This post originated from an RSS feed registered with Python Buzz
by Ben Last.
Original Post: One Of These Things Is Not Like The Other
Feed Title: The Law Of Unintended Consequences
Feed URL: http://benlast.livejournal.com/data/rss
Feed Description: The Law Of Unintended Consequences
I've been playing with Leonard Richardson's useful BeautifulSoup module; a lazy, doesn't-care, do-it-anyway parser for HTML. This is, in turn, because I've been trying to knock up a little lookup application that will do translations using the WordReference site, but without the ads, popups, popunders or the hassle of clicking on forms. I'm after something that I can drop a word on and have it translated. Both HTMLParser and htmllib choked on the output from a page such as these definitions of 'cara', so I turned to BeautifulSoup.
Which did almost exactly what I wanted - it ate the HTML and built me an object tree that I could then walk, filtering out what I didn't need. Unfortunately, it and I suffered from a small mismatch of worldview. I use Unicode. A lot.
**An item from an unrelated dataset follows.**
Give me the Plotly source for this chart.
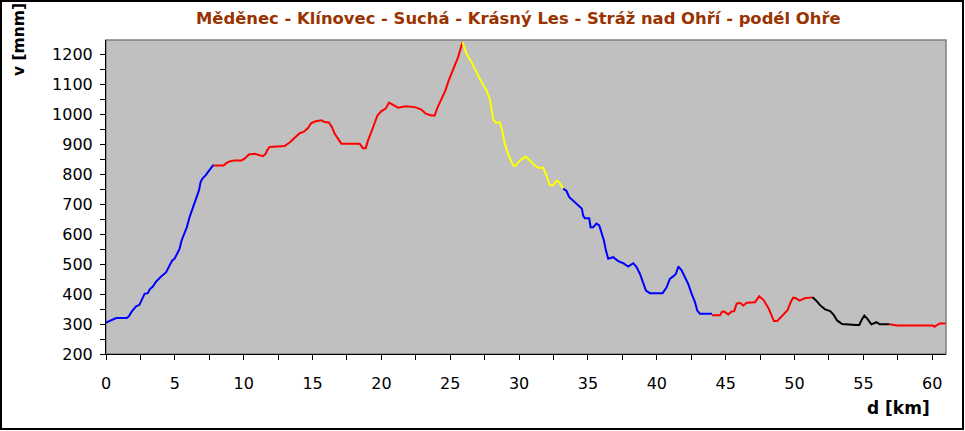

I grabbed the webpage using urllib, something like:
uo = urllib.FancyURLopener()
uo.addheader('Accept-charset','utf-8,*')
f = uo.open("http://www.wordreference.com/es/en/translation.asp?spen=",urllib.quote_plus('cara'))
#Decode the response so we have a unicode string; we always get iso-8859-1, no matter what we ask for.
response = f.read().decode('iso-8859-1')
#Finished with the request
f.close()
(It's actually a little more complex - you need to handle the character sets more flexibly, and override the user-agent so that WordReference doesn't block you). Anyway, that gets me a Unicode string in response. I can then pass it to a BeautifulSoup object, with:
But... calling soup.first() (or a number of other functions) can throw me the notorious UnicodeEncodingError. Hmm.
It turns out that BeautifulSoup is, for want of a better term, Unicode-oblivious. If you give it a Unicode data source all the internal strings get silently promoted, but there's no specific Unicode handling in there. This is not a bad approach, and would work very well, if it weren't for the fact that the objects use str(), a lot. Printing any BeautifulSoup instance invokes str() to return a string representation, which uses the default encoding, which is often 'ascii'.
Implicit in the design of BeautifulSoup is the assumption that str() is a good way to represent/return the "value" of an object. For a Tag object, __repr__calls __str__. Given that the objects here are derived from a stream of characters, that's not unreasonable, but it misses the point that __str__() is usually supposed to return a printable representation, in the default character encoding. When the result is Unicode that can't be converted to a string, that assumption breaks.
I think what would make more sense (from a Unicode point of view) would be to separate the value of the data from the representation of the data, so that one (for example) accessed the NavigableText.string data attribute (via a function wrapper) to get the value, but accepted that str() applied to an instance would do something like:
def __str__(self):
"""Return representation of self, omitting characters that can't be printed."""
return self.string.encode(sys.getdefaultencoding(),'replace')
Value and representation. Two things that can look the same, but aren't.
Oh, and I still like BeautifulSoup very much; so much so that I'm using it, with a patch to avoid the problem, submitted to Leonard.